Do this: Reproduce the full listing below unchanged, apart from the pictures.

Data provided:
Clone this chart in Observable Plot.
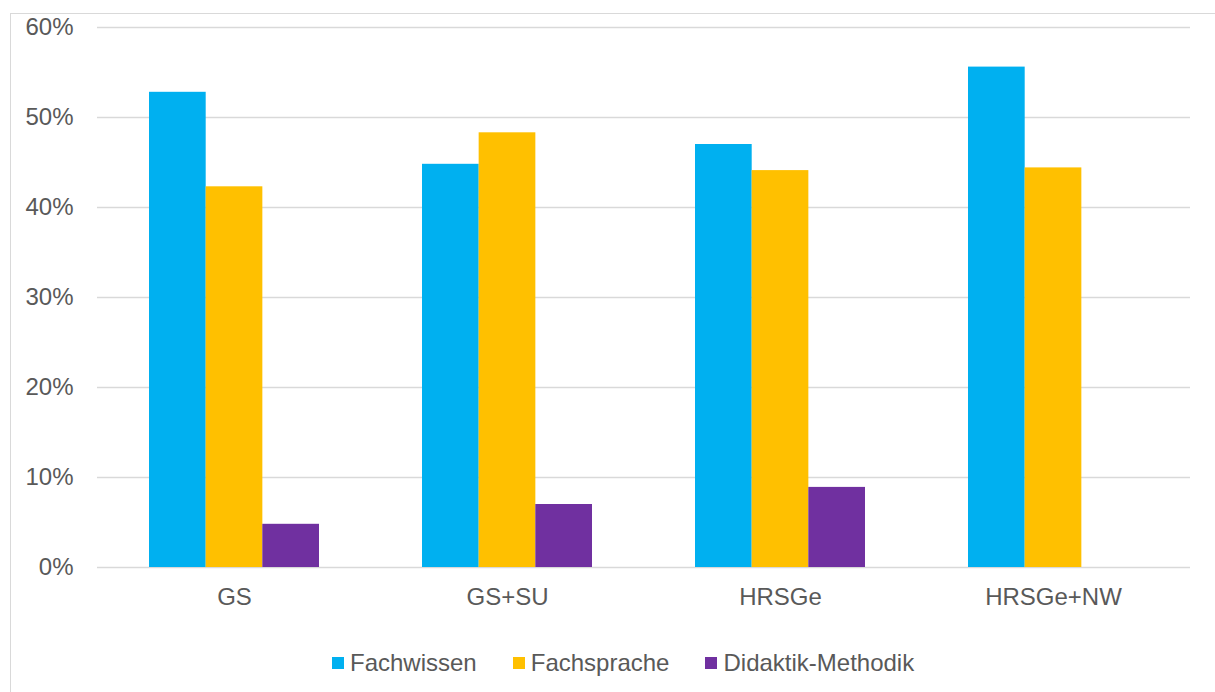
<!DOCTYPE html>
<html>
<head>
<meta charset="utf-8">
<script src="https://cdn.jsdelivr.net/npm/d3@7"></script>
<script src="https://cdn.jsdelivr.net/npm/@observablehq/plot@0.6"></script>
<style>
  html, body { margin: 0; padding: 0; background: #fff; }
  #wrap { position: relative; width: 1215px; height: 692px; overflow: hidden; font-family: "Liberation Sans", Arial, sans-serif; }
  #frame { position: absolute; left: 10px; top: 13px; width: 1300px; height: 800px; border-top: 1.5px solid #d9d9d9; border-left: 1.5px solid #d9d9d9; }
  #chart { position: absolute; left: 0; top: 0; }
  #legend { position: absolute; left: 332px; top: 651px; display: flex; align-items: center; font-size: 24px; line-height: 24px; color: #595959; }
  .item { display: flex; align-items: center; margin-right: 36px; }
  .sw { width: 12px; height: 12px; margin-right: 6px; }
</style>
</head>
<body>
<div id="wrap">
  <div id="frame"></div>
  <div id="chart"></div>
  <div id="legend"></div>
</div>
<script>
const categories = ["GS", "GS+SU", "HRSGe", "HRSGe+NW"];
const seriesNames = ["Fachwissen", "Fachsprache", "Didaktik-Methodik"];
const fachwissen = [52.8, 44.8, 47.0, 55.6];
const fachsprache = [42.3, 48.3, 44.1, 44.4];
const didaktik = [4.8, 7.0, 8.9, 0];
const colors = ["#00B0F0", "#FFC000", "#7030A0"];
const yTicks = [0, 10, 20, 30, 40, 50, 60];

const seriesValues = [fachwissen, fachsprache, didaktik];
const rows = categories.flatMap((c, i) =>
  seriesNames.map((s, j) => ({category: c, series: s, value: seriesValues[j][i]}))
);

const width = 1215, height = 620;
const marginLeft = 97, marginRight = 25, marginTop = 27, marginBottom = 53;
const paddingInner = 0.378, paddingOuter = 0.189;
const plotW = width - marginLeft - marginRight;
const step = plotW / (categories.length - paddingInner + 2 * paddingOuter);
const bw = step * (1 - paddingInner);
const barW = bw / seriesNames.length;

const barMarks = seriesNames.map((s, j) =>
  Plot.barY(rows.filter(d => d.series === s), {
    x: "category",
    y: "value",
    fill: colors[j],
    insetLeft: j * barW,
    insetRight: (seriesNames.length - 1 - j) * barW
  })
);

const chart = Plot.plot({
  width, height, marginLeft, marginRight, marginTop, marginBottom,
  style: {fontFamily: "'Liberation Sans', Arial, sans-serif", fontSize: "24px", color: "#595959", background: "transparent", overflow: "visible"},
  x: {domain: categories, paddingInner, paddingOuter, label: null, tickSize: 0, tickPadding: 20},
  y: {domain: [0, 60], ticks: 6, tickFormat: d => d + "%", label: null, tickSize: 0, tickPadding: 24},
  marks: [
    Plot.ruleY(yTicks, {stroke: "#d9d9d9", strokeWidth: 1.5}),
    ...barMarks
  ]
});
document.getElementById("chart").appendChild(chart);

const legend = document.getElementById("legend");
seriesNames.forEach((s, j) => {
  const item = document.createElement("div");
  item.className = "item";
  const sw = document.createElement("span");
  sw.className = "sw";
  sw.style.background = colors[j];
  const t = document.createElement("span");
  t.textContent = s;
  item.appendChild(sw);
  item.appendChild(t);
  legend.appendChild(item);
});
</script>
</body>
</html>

Solution to this task:
Clone this chart in Observable Plot.
<!DOCTYPE html>
<html>
<head>
<meta charset="utf-8">
<script src="https://cdn.jsdelivr.net/npm/d3@7"></script>
<script src="https://cdn.jsdelivr.net/npm/@observablehq/plot@0.6"></script>
<style>
  html, body { margin: 0; padding: 0; background: #fff; }
  #wrap { position: relative; width: 1215px; height: 692px; overflow: hidden; font-family: "Liberation Sans", Arial, sans-serif; }
  #frame { position: absolute; left: 10px; top: 13px; width: 1300px; height: 800px; border-top: 1.5px solid #d9d9d9; border-left: 1.5px solid #d9d9d9; }
  #chart { position: absolute; left: 0; top: 0; }
  #legend { position: absolute; left: 332px; top: 651px; display: flex; align-items: center; font-size: 24px; line-height: 24px; color: #595959; }
  .item { display: flex; align-items: center; margin-right: 36px; }
  .sw { width: 12px; height: 12px; margin-right: 6px; }
</style>
</head>
<body>
<div id="wrap">
  <div id="frame"></div>
  <div id="chart"></div>
  <div id="legend"></div>
</div>
<script>
const categories = ["GS", "GS+SU", "HRSGe", "HRSGe+NW"];
const seriesNames = ["Fachwissen", "Fachsprache", "Didaktik-Methodik"];
const fachwissen = [52.8, 44.8, 47.0, 55.6];
const fachsprache = [42.3, 48.3, 44.1, 44.4];
const didaktik = [4.8, 7.0, 8.9, 0];
const colors = ["#00B0F0", "#FFC000", "#7030A0"];
const yTicks = [0, 10, 20, 30, 40, 50, 60];

const seriesValues = [fachwissen, fachsprache, didaktik];
const rows = categories.flatMap((c, i) =>
  seriesNames.map((s, j) => ({category: c, series: s, value: seriesValues[j][i]}))
);

const width = 1215, height = 620;
const marginLeft = 97, marginRight = 25, marginTop = 27, marginBottom = 53;
const paddingInner = 0.378, paddingOuter = 0.189;
const plotW = width - marginLeft - marginRight;
const step = plotW / (categories.length - paddingInner + 2 * paddingOuter);
const bw = step * (1 - paddingInner);
const barW = bw / seriesNames.length;

const barMarks = seriesNames.map((s, j) =>
  Plot.barY(rows.filter(d => d.series === s), {
    x: "category",
    y: "value",
    fill: colors[j],
    insetLeft: j * barW,
    insetRight: (seriesNames.length - 1 - j) * barW
  })
);

const chart = Plot.plot({
  width, height, marginLeft, marginRight, marginTop, marginBottom,
  style: {fontFamily: "'Liberation Sans', Arial, sans-serif", fontSize: "24px", color: "#595959", background: "transparent", overflow: "visible"},
  x: {domain: categories, paddingInner, paddingOuter, label: null, tickSize: 0, tickPadding: 20},
  y: {domain: [0, 60], ticks: 6, tickFormat: d => d + "%", label: null, tickSize: 0, tickPadding: 24},
  marks: [
    Plot.ruleY(yTicks, {stroke: "#d9d9d9", strokeWidth: 1.5}),
    ...barMarks
  ]
});
document.getElementById("chart").appendChild(chart);

const legend = document.getElementById("legend");
seriesNames.forEach((s, j) => {
  const item = document.createElement("div");
  item.className = "item";
  const sw = document.createElement("span");
  sw.className = "sw";
  sw.style.background = colors[j];
  const t = document.createElement("span");
  t.textContent = s;
  item.appendChild(sw);
  item.appendChild(t);
  legend.appendChild(item);
});
</script>
</body>
</html>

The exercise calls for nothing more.